Should this policy be brought in to effect, Mr Jenrick believes that affordable property will become more accessible to the young and first-time buyers, a theme which trends throughout the policies announced so far.
Other commitments include:
- • The introduction of Lifetime Rental Deposits – Backed by the Residential Landlords Association (RLA) this is a system of lifetime deposits designed to prevent tenants from having to save for their next deposit with funds being tied up in the deposit of their current property.
- • Fixed rate mortgages will be introduced for first time buyers with a lower requirement of just 5% minimum deposit.
- • A government backed scheme allowing first time buyers purchasing in their local area at a discounted rate of up to 30%.
- • A conservative government would also target the building of 1 million new homes in the next five years to include a percentage to be assigned as affordable or new social housing.
- • A stamp duty surcharge to be introduced for non-UK resident buyers.
- • Abolish section 21 (‘no fault evictions’)
- • Freezing rates on income tax.
Whilst the Conservative policy on housing is clearly geared towards the young and first-time buyers, the Labour party has taken a much stronger focus on tenancy reform.
The party claims a housing revolution will take place under their leadership entitled “Housing for the Many”.
The key changes proposed which will affect landlords are as follows:
- • Landlords will be prevented from denying tenancies to those in receipt of housing benefits.
- • The housing element of Universal Credit payments will be paid directly to landlords.
- • Local councils will be given funding and powers to buy back homes which were previously assigned as social housing and are now owned by private landlords.
- • Introduce rent control.
- • Introduce open ended tenancies and end of section 21 (‘no faults eviction’).
- • Commit to Capital Gains being taxed at the same rate as income tax.
- • Increase income tax to 45% for those earning over £80,000 a year and 50% to those earning over £125,000.

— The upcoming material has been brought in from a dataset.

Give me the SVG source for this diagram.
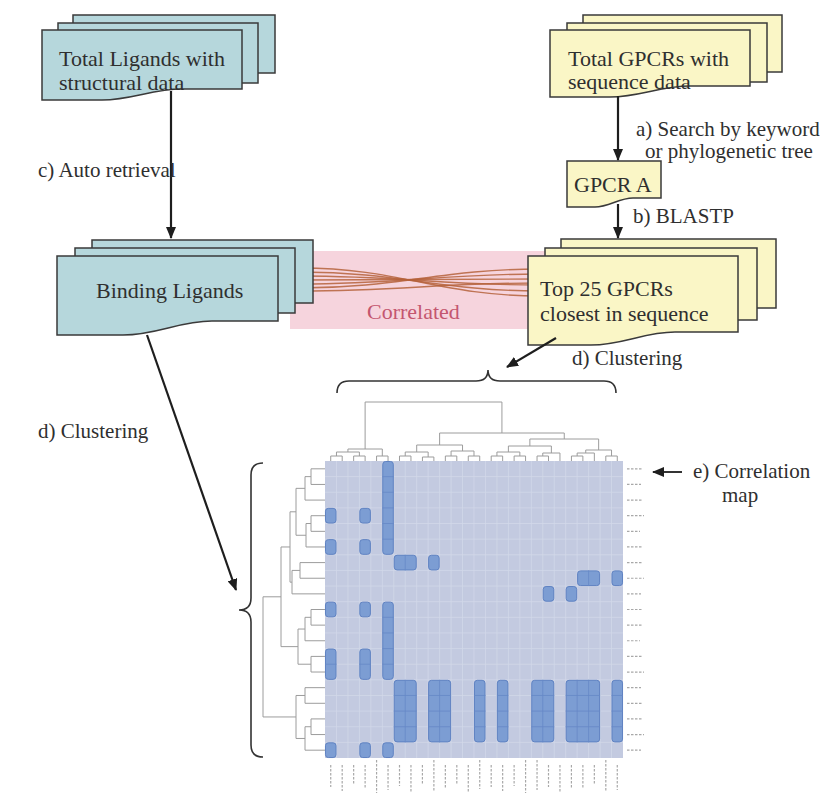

This focus on tenancy reform aside, their proposal does also focus on the building and accessibility of affordable homes.
Labour propose that the price of these new homes will be tied to average local rates of income making the purchase of property a more realistic ambition for lower income households.
The fact that each manifesto is showing a strong focus on new build and affordable homes, this could be seen as a clear sign that the two main parties feel that winning the votes of property investors and first-time buyers will be a key battleground.
Whilst the Conservative proposal does examine this at greater length, their plans when it comes to the treatment of landlords and tenants are less clear as it stands.
Whilst Labour’s proposed housing revolution has been touted by some as overly interventionist and extreme, they have certainly provided clarity regarding the actions they plan to take.
With the election just around the corner on December 12th, polls published this week give the Conservatives a lead of between 12 and 19 points, which would grant Johnson a parliamentary majority.
No information in this article should be taken as advice. For tax advice you should consult with an independent tax adviser.